McIver, John and Edward G. Carmines. (1981) Unidimensional Scaling.

Van Schuur, Wijbrandt. (2011) Ordinal Item Response Theory: Mokken Scale Analysis.

Weller, Susan C. and A. Kimball Romney. (1990) Metric Scaling: Correspondence Analysis.

Chapters from The Wiley Handbook of Psychometric Testing:

DeMars, Christine. “Classical Test Theory and Item Response Theory.”

Hughes, David J. “Psychometric Validity: Establishing the Accuracy and Appropriateness of Psychometric Measures.”

Jacoby, William G. and David J. Ciuk. “Multidimensional Scaling: An Introduction.”

Jennrich, Robert J. “Rotation.”

Meijer, Rob R. and Jorge N. Tendeiro. “Unidimensional Item Response Theory.”

Mulaik, Stanley A. “Fundamentals of Common Factor Analysis.”

Revelle, William and David M. Condon. “Reliability.”

Timmerman, Marieke E.; Urbano Lorenzo-Seva; Eva Ceulemans. “The Number of Factors Problem.”

Supplementary / voluntary

Armstrong II, David A.; Ryan Bakker; Royce Carroll; Christopher Hare; Keith T. Poole; Howard Rosenthal. (2014) Analyzing Spatial Models of Choice and Judgment with R.

Bartholomew, David J.; Fiona Steele; Irini Moustaki; Jane I. Galbraith. (2008) Analysis of Multivariate Social Science Data (Second Edition).

Borg, Ingwer and Patrick Groenen. (2005) Modern Multidimensional Scaling: Theory and Applications (Second Edition).

Cudek, Robert and Robert C. MacCallum, Editors (2007) Factor Analysis at 100.

Lattin, James; J. Douglas Carroll; Paul E. Green. (2003) Analyzing Multivariate Data.

Mulaik, Stanley A. (2010) Foundations of Factor Analysis (Second Edition).

Wickens, Thomas D. (1995) The Geometry of Multivariate Statistics.

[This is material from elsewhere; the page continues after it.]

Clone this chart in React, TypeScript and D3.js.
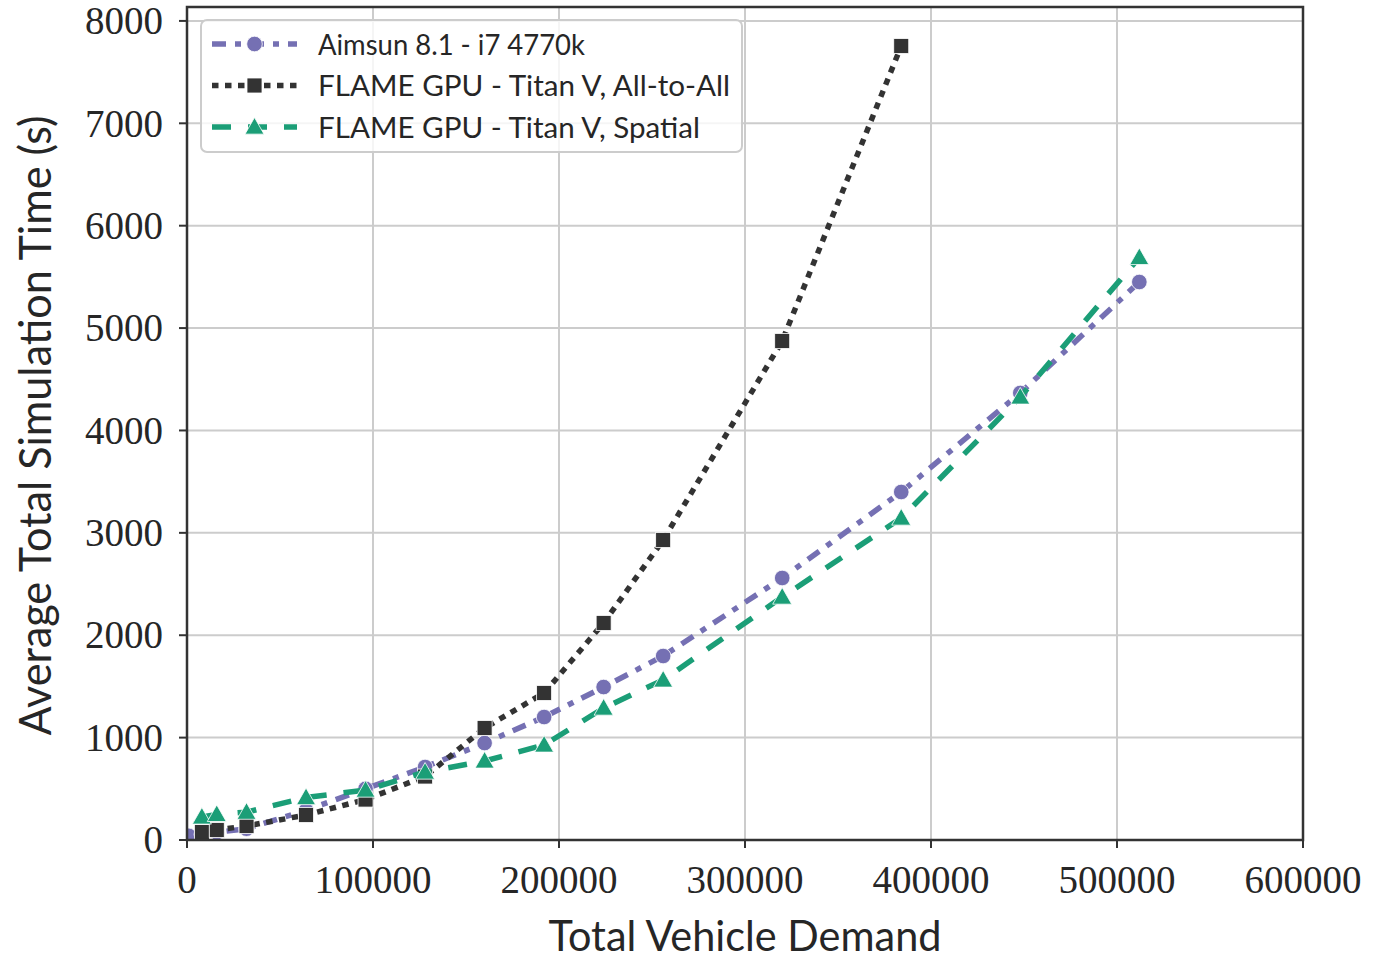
import React from 'react';
import * as d3 from 'd3';

// x values (total vehicle demand)
const aimsunDemand = [1000, 8000, 16000, 32000, 64000, 96000, 128000, 160000, 192000, 224000, 256000, 320000, 384000, 448000, 512000];
const aimsunTime = [40, 55, 75, 110, 290, 500, 713, 947, 1201, 1494, 1797, 2559, 3399, 4366, 5450];

const allToAllDemand = [8000, 16000, 32000, 64000, 96000, 128000, 160000, 192000, 224000, 256000, 320000, 384000];
const allToAllTime = [78, 98, 137, 244, 395, 620, 1094, 1436, 2120, 2930, 4874, 7755];

const spatialDemand = [8000, 16000, 32000, 64000, 96000, 128000, 160000, 192000, 224000, 256000, 320000, 384000, 448000, 512000];
const spatialTime = [225, 250, 272, 415, 488, 664, 772, 928, 1289, 1563, 2373, 3145, 4327, 5690];

const seriesNames = ['Aimsun 8.1 - i7 4770k', 'FLAME GPU - Titan V, All-to-All', 'FLAME GPU - Titan V, Spatial'];

const xTicks = [0, 100000, 200000, 300000, 400000, 500000, 600000];
const yTicks = [0, 1000, 2000, 3000, 4000, 5000, 6000, 7000, 8000];

const width = 1386;
const height = 961;
const margin = { top: 7, right: 83, bottom: 121, left: 187 };

const styles = [
  { color: '#7570b3', dash: '14,9,6,9', marker: 'circle', legendLen: 267 },
  { color: '#333333', dash: '6.5,6.5', marker: 'square', legendLen: 412 },
  { color: '#1b9e77', dash: '19,17', marker: 'triangle', legendLen: 382 },
];

const Marker = ({ type, x, y, color }) => {
  if (type === 'circle') return <circle cx={x} cy={y} r={7.8} fill={color} stroke="#fff" strokeWidth={0.8} />;
  if (type === 'square') return <rect x={x - 7.5} y={y - 7.5} width={15} height={15} fill={color} stroke="#fff" strokeWidth={0.8} />;
  const s = 9.5;
  return (
    <path
      d={`M${x},${y - s} L${x + s},${y + s * 0.75} L${x - s},${y + s * 0.75} Z`}
      fill={color}
      stroke="#fff"
      strokeWidth={0.8}
    />
  );
};

const App = () => {
  const x = d3.scaleLinear().domain([0, 600000]).range([margin.left, width - margin.right]);
  const y = d3.scaleLinear().domain([0, 8136]).range([height - margin.bottom, margin.top]);

  const series = [
    d3.zip(aimsunDemand, aimsunTime),
    d3.zip(allToAllDemand, allToAllTime),
    d3.zip(spatialDemand, spatialTime),
  ];

  const line = d3.line().x(d => x(d[0])).y(d => y(d[1]));

  const x0 = margin.left;
  const x1 = width - margin.right;
  const y0 = height - margin.bottom;
  const y1 = margin.top;

  const serif = '"Liberation Serif", "DejaVu Serif", serif';
  const sans = 'Lato, "Open Sans", sans-serif';

  return (
    <div style={{ position: 'absolute', left: 0, top: 0 }}>
      <svg width={width} height={height} style={{ display: 'block', background: '#fff' }}>
        <defs>
          <clipPath id="plot-clip">
            <rect x={x0} y={y1} width={x1 - x0} height={y0 - y1} />
          </clipPath>
        </defs>

        {/* grid */}
        {xTicks.map(t => (
          <line key={'gx' + t} x1={x(t)} x2={x(t)} y1={y1} y2={y0} stroke="#cccccc" strokeWidth={2} />
        ))}
        {yTicks.map(t => (
          <line key={'gy' + t} x1={x0} x2={x1} y1={y(t)} y2={y(t)} stroke="#cccccc" strokeWidth={2} />
        ))}

        {/* series */}
        <g clipPath="url(#plot-clip)">
          {series.map((pts, i) => (
            <g key={'s' + i}>
              <path
                d={line(pts)}
                fill="none"
                stroke={styles[i].color}
                strokeWidth={5.5}
                strokeDasharray={styles[i].dash}
              />
              {pts.map((p, j) => (
                <Marker key={j} type={styles[i].marker} x={x(p[0])} y={y(p[1])} color={styles[i].color} />
              ))}
            </g>
          ))}
        </g>

        {/* spines */}
        <rect x={x0} y={y1} width={x1 - x0} height={y0 - y1} fill="none" stroke="#333333" strokeWidth={2.5} />

        {/* ticks */}
        {xTicks.map(t => (
          <g key={'xt' + t}>
            <line x1={x(t)} x2={x(t)} y1={y0} y2={y0 + 8} stroke="#333333" strokeWidth={2} />
            <text x={x(t)} y={893} textAnchor="middle" fontFamily={serif} fontSize={39} fill="#262626">
              {t}
            </text>
          </g>
        ))}
        {yTicks.map(t => (
          <g key={'yt' + t}>
            <line x1={x0 - 8} x2={x0} y1={y(t)} y2={y(t)} stroke="#333333" strokeWidth={2} />
            <text x={163} y={y(t)} dy="0.34em" textAnchor="end" fontFamily={serif} fontSize={39} fill="#262626">
              {t}
            </text>
          </g>
        ))}

        {/* axis labels */}
        <text
          x={(x0 + x1) / 2}
          y={951}
          textAnchor="middle"
          fontFamily={sans}
          fontSize={42}
          fill="#262626"
          textLength={393}
          lengthAdjust="spacingAndGlyphs"
        >
          Total Vehicle Demand
        </text>
        <text
          transform={`translate(51, ${(y0 + y1) / 2 + 2}) rotate(-90)`}
          textAnchor="middle"
          fontFamily={sans}
          fontSize={45}
          fill="#262626"
          textLength={620}
          lengthAdjust="spacingAndGlyphs"
        >
          Average Total Simulation Time (s)
        </text>

        {/* legend */}
        <rect x={201} y={20} width={541} height={132} rx={6} fill="#ffffff" fillOpacity={0.8} stroke="#cccccc" strokeWidth={2} />
        {seriesNames.map((name, i) => {
          const ry = 44 + i * 41.5;
          return (
            <g key={'lg' + i}>
              <line x1={212} x2={297} y1={ry} y2={ry} stroke={styles[i].color} strokeWidth={5.5} strokeDasharray={styles[i].dash} />
              <Marker type={styles[i].marker} x={254.5} y={ry} color={styles[i].color} />
              <text
                x={318}
                y={ry + 10.5}
                fontFamily={sans}
                fontSize={29}
                fill="#262626"
                textLength={styles[i].legendLen}
                lengthAdjust="spacingAndGlyphs"
              >
                {name}
              </text>
            </g>
          );
        })}
      </svg>
    </div>
  );
};

export default App;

Mandatory readings before course start

None.

**Examination part**

Course participants will be evaluated on the basis of oral participation (20%) and a major homework exercise (80%). In the homework exercise, course participants will apply one or more of the techniques covered in the class to actual survey data. Ideally, students will have their own survey data drawn from their respective substantive fields. But, if not, the course instructor can provide some survey data drawn from political science and sociological applications.